=== EXERCISE TASK ===
Retype, with no alterations, every line between the one containing "What seaborn and" and the one containing "import pandas as pd", counting both of those lines too. Pictures are to be left out.

=== DATA SHOWN ===
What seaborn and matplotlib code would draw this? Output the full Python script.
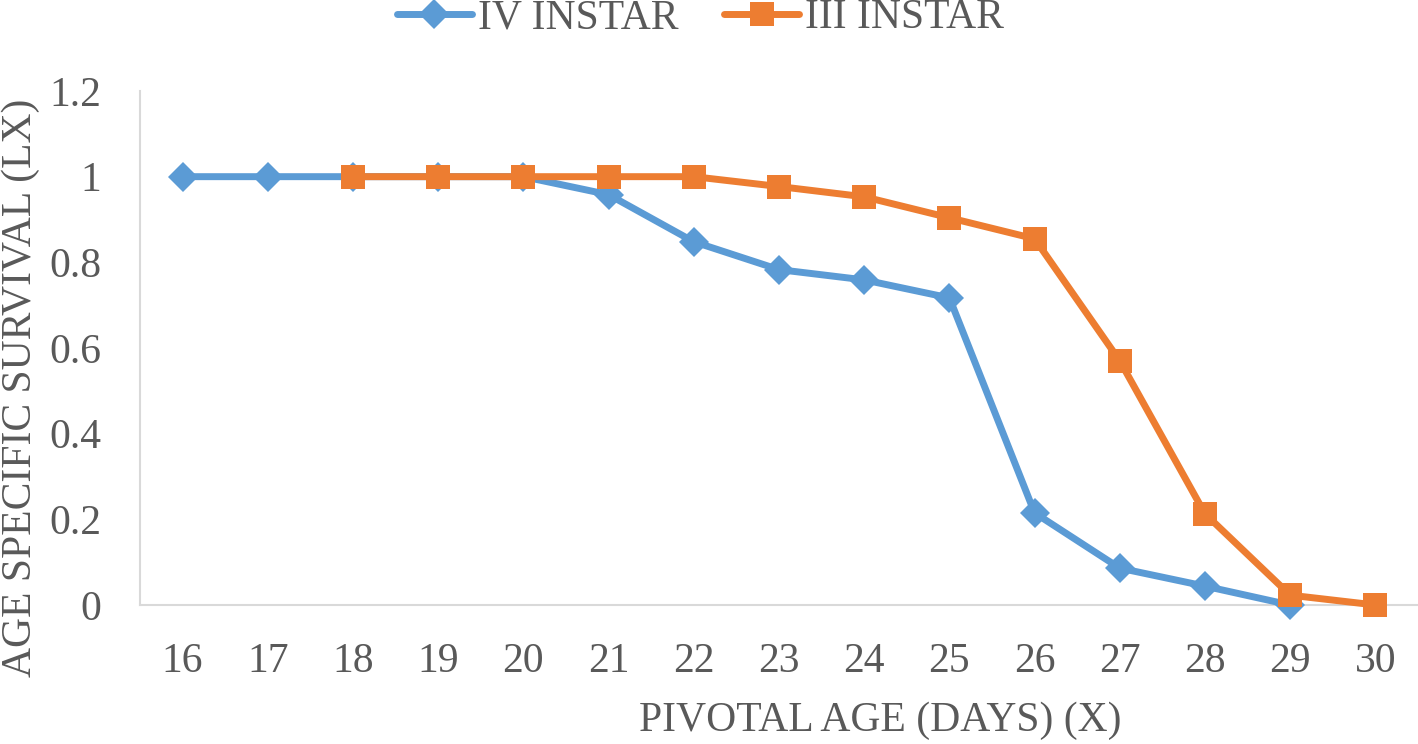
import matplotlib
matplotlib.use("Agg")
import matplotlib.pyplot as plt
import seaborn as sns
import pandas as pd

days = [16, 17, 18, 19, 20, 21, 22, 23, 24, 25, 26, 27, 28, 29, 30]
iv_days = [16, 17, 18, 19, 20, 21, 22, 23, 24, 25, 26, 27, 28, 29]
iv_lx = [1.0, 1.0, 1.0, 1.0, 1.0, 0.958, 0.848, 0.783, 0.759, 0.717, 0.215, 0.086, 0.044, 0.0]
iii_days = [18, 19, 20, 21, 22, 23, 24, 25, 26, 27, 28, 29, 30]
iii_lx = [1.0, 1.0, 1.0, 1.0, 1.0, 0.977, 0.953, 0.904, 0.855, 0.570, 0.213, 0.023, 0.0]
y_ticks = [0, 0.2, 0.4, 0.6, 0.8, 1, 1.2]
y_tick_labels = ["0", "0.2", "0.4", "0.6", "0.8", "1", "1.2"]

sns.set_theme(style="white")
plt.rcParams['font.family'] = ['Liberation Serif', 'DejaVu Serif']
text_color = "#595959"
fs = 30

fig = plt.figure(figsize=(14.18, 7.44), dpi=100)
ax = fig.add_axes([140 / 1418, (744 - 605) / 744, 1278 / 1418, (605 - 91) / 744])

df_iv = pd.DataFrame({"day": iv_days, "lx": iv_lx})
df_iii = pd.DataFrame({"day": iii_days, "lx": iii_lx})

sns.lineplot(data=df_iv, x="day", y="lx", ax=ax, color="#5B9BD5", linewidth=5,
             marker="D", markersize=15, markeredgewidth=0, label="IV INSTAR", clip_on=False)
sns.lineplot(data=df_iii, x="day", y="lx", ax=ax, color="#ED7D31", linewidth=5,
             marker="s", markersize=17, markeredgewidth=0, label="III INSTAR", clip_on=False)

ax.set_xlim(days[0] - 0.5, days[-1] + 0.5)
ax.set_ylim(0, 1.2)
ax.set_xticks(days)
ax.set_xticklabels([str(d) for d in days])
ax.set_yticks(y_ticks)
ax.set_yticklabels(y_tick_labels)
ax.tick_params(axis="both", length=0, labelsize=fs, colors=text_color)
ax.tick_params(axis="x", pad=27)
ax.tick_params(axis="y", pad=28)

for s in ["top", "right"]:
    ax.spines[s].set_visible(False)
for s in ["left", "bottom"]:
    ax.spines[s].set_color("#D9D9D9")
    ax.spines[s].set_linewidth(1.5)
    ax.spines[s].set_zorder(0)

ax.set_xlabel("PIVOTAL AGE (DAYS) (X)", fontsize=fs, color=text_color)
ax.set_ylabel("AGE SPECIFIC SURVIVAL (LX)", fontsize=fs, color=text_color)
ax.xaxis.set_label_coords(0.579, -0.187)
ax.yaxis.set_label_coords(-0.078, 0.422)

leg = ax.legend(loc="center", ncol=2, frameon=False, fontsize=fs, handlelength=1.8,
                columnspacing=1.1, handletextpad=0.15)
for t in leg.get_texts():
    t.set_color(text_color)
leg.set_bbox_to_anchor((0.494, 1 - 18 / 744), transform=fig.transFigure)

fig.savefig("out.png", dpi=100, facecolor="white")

...

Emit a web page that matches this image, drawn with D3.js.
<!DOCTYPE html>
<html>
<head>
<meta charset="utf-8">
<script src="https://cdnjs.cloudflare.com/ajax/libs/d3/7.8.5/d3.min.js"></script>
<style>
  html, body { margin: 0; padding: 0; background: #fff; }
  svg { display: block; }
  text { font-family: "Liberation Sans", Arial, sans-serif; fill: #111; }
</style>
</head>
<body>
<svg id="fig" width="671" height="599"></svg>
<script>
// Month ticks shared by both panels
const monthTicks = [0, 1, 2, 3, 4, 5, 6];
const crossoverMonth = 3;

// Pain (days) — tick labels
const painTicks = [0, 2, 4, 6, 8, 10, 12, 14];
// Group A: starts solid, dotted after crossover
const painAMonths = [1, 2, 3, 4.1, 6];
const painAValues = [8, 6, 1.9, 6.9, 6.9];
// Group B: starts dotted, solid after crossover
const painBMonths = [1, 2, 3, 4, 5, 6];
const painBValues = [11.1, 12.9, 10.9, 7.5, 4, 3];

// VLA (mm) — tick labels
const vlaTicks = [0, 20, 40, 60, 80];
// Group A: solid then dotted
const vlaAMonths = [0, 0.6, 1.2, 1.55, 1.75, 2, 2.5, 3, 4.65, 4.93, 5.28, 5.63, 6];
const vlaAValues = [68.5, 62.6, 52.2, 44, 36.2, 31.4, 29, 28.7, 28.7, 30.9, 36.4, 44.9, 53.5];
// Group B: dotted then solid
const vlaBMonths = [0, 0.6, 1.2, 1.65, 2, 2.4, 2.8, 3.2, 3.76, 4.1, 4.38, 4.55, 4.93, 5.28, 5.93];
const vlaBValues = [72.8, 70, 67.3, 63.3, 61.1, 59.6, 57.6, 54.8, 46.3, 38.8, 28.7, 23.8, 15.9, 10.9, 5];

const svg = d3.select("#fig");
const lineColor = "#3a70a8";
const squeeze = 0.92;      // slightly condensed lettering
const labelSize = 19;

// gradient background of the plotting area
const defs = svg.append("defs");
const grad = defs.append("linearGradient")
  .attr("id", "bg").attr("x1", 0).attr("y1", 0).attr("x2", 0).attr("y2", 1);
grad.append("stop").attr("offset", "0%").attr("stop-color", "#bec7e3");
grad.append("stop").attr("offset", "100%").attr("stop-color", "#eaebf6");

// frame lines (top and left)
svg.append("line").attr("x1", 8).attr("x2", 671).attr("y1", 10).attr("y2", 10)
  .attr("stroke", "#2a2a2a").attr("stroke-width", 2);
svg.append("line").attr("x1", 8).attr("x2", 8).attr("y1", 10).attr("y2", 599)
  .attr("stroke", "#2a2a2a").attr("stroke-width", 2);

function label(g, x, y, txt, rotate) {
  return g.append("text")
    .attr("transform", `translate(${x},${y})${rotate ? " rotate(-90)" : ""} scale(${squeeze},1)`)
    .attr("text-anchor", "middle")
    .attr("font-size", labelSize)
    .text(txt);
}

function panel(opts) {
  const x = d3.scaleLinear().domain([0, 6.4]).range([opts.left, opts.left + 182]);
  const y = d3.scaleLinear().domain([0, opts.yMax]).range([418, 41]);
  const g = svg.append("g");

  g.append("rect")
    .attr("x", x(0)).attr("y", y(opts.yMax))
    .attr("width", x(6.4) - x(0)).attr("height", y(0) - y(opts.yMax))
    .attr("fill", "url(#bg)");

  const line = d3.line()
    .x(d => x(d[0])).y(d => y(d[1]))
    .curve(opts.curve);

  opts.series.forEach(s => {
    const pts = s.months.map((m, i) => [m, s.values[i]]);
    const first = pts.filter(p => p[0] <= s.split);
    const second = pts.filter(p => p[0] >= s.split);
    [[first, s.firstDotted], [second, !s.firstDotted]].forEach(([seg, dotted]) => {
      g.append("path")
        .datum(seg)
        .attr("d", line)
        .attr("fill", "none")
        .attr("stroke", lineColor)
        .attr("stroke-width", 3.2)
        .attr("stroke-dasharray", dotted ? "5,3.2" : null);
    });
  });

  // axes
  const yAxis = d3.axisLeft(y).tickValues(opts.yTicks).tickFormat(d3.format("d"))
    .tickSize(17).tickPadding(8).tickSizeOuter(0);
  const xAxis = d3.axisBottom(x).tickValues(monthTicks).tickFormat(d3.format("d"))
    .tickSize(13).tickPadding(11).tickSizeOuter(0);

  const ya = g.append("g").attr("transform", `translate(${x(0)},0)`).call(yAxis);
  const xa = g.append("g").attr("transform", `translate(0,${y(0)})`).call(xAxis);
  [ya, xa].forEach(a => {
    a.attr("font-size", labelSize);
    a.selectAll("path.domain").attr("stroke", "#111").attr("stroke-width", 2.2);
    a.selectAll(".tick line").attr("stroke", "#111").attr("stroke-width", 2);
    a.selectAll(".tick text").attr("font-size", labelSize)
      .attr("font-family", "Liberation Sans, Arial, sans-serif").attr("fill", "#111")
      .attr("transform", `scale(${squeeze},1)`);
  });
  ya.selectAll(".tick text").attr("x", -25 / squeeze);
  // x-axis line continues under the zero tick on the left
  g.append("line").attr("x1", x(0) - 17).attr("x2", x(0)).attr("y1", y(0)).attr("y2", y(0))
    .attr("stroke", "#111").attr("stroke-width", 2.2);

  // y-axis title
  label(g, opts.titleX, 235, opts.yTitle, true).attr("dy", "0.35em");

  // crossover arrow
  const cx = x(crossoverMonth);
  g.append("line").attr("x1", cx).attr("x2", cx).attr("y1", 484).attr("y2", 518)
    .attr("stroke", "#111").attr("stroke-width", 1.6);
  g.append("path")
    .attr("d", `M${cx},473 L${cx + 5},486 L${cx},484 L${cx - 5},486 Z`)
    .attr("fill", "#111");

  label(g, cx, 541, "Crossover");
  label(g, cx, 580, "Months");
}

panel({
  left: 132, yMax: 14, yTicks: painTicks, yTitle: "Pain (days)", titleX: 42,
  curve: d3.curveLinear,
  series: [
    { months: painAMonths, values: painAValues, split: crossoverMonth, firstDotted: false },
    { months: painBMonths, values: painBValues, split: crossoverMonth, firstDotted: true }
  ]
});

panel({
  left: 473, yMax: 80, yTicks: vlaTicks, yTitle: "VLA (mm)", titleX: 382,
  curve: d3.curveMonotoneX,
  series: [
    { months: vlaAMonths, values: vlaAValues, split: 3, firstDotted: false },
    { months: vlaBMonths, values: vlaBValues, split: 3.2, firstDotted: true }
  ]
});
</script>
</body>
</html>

=== RESPONSE TO THIS EXERCISE ===
What seaborn and matplotlib code would draw this? Output the full Python script.
import matplotlib
matplotlib.use("Agg")
import matplotlib.pyplot as plt
import seaborn as sns
import pandas as pd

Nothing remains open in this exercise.